Residents Pressure Mt. Kisco Officials on Solar Farm, Cell Projects

Residents living near the 25-acre parcel in Mount Kisco where a solar farm and a cell tower are proposed are stepping up pressure on village officials in hopes of halting the projects.

A petition containing 124 signatures was submitted to the village Planning Board last Thursday, contending that the solar farm would risk degrading the environment and the quality of life for the neighbors. The property, located at 180 S. Bedford Rd., is also adjacent to the Marsh Sanctuary.

One solution posed by the petitioners is for the Village Board to rescind its November 2018 approval to allow for a solar array in the Conservation Development District, which the parcel is zoned.

“The is an affront to both Mother Nature and our community,” said Mount Kisco Chase resident Maryann Tarnok who read the petition and a few of its attached comments to the Village Board at its Sept. 10 meeting.

The petition’s submission came during a week where the Planning Board publicly discussed for the first time Homeland Towers’ and Verizon’s plans to build a 140-foot monopine wireless communications facility on a more than 3,000-square-foot portion of the same property. The structure’s canopy that could accommodate several additional carriers would add another five feet to the tower.

During much of the final hour of last week’s Village Board meeting, residents lodged repeated objections against either one or both uses. John Stockbridge, a member of the Marsh Sanctuary board, said the cell tower would be detrimental to the sanctuary and its 156 acres.

“This tower project and the physical intrusion would be immense,” Stockbridge said. “A cell tower at this location would be anathema to the mission of the sanctuary and also violate the original plans of the village to protect open space.”

John Rhodes, the chairman of the Mount Kisco Conservation Advisory Council, said the Planning Board has both legal and ethical questions to consider.

“There’s a lot of complex, thorny issues and it appears to me and a lot of other individuals that the Planning Board, even under the acting chairman is really giving short shrift to a lot of these issues and a lot of the insufficiencies in the applications,” Rhodes said.
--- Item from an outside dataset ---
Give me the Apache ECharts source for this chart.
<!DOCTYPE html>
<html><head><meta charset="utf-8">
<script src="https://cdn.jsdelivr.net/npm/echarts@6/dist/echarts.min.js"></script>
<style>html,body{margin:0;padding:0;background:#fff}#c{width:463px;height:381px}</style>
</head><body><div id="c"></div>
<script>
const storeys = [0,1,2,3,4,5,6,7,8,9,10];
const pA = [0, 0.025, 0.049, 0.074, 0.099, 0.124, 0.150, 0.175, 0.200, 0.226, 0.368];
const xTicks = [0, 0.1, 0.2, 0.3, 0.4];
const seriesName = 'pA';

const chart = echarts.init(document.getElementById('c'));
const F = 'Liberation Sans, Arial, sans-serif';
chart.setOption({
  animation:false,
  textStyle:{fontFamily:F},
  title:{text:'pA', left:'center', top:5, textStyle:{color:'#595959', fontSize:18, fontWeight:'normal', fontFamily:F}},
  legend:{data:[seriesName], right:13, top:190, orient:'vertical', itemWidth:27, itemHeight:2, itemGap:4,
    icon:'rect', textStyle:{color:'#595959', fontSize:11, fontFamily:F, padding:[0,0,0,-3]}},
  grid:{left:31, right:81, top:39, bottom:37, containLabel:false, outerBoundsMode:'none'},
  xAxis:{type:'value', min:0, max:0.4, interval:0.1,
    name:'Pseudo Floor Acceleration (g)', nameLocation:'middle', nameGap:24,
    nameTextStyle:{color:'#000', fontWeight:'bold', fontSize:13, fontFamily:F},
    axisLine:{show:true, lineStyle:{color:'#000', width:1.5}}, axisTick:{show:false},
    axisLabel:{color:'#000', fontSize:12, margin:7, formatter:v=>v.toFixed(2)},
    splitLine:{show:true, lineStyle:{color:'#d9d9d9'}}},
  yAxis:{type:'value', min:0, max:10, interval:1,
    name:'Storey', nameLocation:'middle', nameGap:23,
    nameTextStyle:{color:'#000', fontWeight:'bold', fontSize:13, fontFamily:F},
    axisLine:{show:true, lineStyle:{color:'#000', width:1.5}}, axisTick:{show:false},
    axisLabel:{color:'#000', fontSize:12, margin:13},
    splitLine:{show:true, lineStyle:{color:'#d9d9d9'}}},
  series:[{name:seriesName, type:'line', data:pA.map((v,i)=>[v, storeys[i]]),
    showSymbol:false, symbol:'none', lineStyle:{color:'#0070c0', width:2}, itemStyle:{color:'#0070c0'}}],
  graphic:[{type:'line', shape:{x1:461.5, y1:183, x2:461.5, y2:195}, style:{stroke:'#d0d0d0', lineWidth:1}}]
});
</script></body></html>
Resident George Coppola charged more bluntly that because one of the principals of the applicant, Solar Community Solar, is Planning Board Chairman Douglas Hertz, it raises questions about whether the remainder of the board can be objective. Hertz has recused himself from discussions for both applications, but Vice Chairman John Bainlardi was the former property owner who sold the parcel to its current owner, Skull Island Partners, Coppola said.

Mayor Gina Picinich said the decision to pass legislation to allow for a solar farm was to have a less intense use for the land.

“We looked at this property and we specifically said, yes, this makes sense because it would be loss of intensification of use, no roads, no schoolchildren,” Picinich said. “There had been opposition to building homes here, so that was all part of the conversation.”

A key issue regarding the two applications is whether the Planning Board evaluates environmental impact of the two projects together or separately. Last Wednesday evening the Planning Board huddled with its counsel to discuss the issue. The board is expected to announce its determination at an upcoming meeting.

Village Attorney Whitney Singleton said the board must determine whether it’s a Type I, Type II or an unlisted action in evaluating environmental impacts. A Type I action is the more likely to have adverse environmental impacts while Type II would have the least, he said.

An unlisted action falls between the two and gives the board broad discretion regarding environmental impacts.